Duncan received fewer touches, played fewer minutes, sat out more often and played a reduced role as part of that evolution, with the Spurs first becoming Parker’s team before ascendant superstar Kawhi Leonard and free-agent prize LaMarcus Aldridge rose to the top of the marquee. Even as the Spurs reorganized their offense to plan for life after Duncan, though, he continued to contribute as a defensive tone-setter.

Last season, he ranked 14th among rotation big men in defensive field-goal percentage allowed on attempts at the rim, impacting opponents’ interior shots roughly as much as Draymond Green and Hassan Whiteside. By ESPN’s Real Plus Minus statistic, which purports to measure a player’s estimated on-court impact on team defensive performance, Duncan trailed only Golden State Warriors center Andrew Bogut among game-changers per 100 defensive possessions. The Spurs led the NBA in defensive efficiency last season, allowing just 96.6 points per 100 possessions; with Duncan manning the middle, that already league-best figure dropped to a microscopic 93.8 points-per-100 allowed. All this, at age 39, with more than 50,000 total regular- and postseason minutes on those creaky knees.
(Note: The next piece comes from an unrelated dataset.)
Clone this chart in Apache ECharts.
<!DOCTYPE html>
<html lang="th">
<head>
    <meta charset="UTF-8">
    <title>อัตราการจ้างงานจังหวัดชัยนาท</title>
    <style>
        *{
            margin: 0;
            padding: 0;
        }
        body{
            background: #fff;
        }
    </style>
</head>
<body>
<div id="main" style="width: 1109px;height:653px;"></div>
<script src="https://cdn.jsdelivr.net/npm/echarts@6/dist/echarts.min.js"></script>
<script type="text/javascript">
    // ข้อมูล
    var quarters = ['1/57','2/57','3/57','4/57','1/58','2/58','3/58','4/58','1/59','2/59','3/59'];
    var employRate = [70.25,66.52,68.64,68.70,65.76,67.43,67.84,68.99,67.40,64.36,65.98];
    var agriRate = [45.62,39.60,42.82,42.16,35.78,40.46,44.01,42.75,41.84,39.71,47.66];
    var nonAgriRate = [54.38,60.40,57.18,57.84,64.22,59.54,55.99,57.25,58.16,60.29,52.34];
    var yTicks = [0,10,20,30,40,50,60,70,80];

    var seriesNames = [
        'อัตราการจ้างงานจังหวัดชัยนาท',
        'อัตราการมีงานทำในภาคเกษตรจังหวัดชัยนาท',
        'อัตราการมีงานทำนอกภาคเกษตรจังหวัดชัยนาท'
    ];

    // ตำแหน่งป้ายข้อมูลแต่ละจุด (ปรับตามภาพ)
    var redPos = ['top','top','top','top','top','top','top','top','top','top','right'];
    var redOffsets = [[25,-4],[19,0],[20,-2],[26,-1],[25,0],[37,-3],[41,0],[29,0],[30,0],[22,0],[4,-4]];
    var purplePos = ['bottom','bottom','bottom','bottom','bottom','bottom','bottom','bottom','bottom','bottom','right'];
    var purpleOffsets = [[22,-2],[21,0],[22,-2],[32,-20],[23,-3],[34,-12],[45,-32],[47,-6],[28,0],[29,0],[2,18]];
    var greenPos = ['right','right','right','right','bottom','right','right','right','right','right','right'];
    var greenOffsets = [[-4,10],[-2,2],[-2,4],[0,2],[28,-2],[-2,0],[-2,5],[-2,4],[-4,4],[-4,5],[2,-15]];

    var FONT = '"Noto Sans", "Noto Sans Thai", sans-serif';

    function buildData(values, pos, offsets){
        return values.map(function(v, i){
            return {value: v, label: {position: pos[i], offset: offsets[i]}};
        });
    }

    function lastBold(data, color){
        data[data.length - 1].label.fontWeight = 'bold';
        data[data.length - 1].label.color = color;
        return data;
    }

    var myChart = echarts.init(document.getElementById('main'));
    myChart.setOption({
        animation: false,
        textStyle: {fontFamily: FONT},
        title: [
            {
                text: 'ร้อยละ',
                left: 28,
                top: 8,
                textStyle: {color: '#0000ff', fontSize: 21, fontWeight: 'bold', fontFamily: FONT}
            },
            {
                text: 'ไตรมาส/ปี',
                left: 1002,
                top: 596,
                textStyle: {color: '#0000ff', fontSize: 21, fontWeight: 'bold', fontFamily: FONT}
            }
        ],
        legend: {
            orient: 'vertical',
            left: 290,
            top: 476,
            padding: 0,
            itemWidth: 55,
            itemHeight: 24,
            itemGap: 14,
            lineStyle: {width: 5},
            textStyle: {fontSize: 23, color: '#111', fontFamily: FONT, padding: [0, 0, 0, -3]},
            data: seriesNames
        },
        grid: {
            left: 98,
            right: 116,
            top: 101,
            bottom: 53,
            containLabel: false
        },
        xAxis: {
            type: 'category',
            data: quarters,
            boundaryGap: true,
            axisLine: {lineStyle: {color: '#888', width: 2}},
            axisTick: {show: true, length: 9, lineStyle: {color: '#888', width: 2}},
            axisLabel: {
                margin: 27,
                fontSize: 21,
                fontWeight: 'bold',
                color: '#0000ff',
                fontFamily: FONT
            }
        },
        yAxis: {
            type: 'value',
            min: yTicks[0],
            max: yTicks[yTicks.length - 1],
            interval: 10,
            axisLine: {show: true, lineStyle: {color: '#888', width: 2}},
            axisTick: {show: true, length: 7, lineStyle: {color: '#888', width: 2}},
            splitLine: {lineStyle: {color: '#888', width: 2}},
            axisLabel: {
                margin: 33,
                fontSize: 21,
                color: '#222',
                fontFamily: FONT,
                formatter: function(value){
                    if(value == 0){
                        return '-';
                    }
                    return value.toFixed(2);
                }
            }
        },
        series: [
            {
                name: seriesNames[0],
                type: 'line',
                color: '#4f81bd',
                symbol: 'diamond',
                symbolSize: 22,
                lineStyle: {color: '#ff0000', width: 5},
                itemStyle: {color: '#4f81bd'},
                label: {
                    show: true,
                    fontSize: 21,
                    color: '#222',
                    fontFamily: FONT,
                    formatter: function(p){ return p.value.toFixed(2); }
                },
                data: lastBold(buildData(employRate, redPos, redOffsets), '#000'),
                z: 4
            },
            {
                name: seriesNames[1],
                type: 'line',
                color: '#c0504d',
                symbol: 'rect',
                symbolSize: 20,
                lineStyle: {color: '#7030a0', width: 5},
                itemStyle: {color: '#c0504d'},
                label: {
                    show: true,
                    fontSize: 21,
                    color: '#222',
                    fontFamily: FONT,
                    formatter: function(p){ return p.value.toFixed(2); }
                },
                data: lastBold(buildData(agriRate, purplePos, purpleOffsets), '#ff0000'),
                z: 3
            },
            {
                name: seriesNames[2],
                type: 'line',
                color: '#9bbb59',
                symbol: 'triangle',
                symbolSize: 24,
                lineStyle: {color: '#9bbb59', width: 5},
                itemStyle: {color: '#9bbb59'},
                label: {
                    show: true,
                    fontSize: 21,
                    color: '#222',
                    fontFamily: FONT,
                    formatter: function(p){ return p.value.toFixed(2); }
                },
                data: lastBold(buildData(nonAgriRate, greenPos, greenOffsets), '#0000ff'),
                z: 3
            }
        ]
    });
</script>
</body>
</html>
That defensive production, even as Duncan’s quickness and offensive game waned, kept him among the Spurs’ staples last season. Beyond that, though, what he continued to represent — not solely from a macro perspective, but on a day-to-day, minute-to-minute level — remained as vital to San Antonio in Year 19 as it was in Year 1, according to his longtime coach.

“What he still gives us is a base from which to operate,” Popovich told reporters earlier this season, according to Adi Joseph of The Sporting News. “He’s smart enough to try and do fundamental things, like rebound, block shots, change shots whenever he can, be in the right place on the court, help teammates understand what’s going on. He’s great for LaMarcus and David [West], helping them understand where to be on the court. He’s just not going to score the way he used to score. Everything else, he tries to do it as well as he possibly can. It’s still very effective and very important to our success.”
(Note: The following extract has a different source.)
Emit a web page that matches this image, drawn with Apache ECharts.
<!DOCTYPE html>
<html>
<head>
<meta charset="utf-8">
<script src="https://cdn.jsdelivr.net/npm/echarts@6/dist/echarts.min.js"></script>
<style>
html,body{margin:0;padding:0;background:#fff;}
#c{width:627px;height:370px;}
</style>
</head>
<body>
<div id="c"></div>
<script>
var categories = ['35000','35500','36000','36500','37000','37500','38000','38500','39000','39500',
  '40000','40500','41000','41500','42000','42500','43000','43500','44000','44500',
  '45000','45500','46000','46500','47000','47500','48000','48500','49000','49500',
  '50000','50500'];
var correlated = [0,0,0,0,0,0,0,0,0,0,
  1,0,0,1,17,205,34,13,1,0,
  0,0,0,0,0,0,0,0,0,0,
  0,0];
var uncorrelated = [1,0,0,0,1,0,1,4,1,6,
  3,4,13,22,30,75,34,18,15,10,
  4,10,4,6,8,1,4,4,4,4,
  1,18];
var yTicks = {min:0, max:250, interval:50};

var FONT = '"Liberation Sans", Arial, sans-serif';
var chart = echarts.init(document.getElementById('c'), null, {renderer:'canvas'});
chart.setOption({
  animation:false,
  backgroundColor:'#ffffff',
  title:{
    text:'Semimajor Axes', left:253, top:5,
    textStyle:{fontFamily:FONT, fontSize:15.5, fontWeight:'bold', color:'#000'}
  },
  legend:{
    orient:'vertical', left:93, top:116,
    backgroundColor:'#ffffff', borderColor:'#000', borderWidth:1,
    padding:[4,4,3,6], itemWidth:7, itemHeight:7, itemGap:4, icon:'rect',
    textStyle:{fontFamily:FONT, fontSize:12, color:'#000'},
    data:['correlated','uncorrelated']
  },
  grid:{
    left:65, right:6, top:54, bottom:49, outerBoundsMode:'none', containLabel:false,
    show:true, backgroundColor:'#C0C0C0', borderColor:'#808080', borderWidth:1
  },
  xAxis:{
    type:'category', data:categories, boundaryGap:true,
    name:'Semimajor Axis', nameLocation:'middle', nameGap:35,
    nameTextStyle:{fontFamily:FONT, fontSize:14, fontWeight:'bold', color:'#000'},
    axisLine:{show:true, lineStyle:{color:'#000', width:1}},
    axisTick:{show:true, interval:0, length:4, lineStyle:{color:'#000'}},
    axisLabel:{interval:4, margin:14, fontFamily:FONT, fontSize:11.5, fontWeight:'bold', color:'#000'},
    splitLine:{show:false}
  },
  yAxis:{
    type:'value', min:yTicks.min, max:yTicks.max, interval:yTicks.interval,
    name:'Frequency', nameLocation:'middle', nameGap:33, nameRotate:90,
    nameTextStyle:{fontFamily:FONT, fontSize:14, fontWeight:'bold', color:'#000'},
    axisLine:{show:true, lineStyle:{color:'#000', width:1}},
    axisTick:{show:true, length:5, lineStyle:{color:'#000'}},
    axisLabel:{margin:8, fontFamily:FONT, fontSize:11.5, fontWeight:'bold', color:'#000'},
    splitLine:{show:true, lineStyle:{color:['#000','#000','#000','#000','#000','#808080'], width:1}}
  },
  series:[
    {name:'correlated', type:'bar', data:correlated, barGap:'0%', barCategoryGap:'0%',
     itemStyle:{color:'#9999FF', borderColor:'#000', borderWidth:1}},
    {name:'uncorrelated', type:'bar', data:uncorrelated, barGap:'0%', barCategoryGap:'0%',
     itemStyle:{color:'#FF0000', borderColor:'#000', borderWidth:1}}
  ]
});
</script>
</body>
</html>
From the moment he entered the NBA, that was Duncan to a T: trying to do everything as well as he possibly could, doing it very effectively if not necessarily with a whole lot of flash and panache, and doing so in a fashion that was instrumental to the creation and continued sustenance of a basketball superpower. Since 1997, Tim Duncan has given the Spurs a base from which to operate, and more often than not, that base resided at the very top of the NBA; for 20 years, he was a fact, utterly inarguable in an era where seemingly everything is up for debate. We will not see his like again.